▶ **Task description**: Report how many lines contain the word "matplotlib"; answer with the number only.

^^^^

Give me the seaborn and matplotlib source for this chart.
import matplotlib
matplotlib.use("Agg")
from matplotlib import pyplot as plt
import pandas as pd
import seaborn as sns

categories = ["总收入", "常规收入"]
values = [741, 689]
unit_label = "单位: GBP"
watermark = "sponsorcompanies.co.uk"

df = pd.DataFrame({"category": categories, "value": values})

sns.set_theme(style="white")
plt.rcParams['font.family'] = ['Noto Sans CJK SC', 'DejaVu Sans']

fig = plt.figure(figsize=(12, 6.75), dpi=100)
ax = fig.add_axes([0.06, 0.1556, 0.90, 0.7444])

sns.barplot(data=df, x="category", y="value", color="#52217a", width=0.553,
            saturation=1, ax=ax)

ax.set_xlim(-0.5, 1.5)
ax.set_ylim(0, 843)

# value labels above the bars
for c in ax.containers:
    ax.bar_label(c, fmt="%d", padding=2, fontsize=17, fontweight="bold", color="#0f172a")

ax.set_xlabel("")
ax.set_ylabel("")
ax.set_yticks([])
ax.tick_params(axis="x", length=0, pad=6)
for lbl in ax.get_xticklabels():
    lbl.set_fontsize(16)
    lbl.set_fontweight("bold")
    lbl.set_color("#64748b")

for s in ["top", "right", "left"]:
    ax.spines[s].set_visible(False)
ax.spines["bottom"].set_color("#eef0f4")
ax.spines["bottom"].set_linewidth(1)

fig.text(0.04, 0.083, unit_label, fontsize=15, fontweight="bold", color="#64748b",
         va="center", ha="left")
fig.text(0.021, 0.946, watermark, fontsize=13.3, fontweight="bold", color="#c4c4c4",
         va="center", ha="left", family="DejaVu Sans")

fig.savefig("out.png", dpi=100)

^^^^

▶ **Written answer**: 4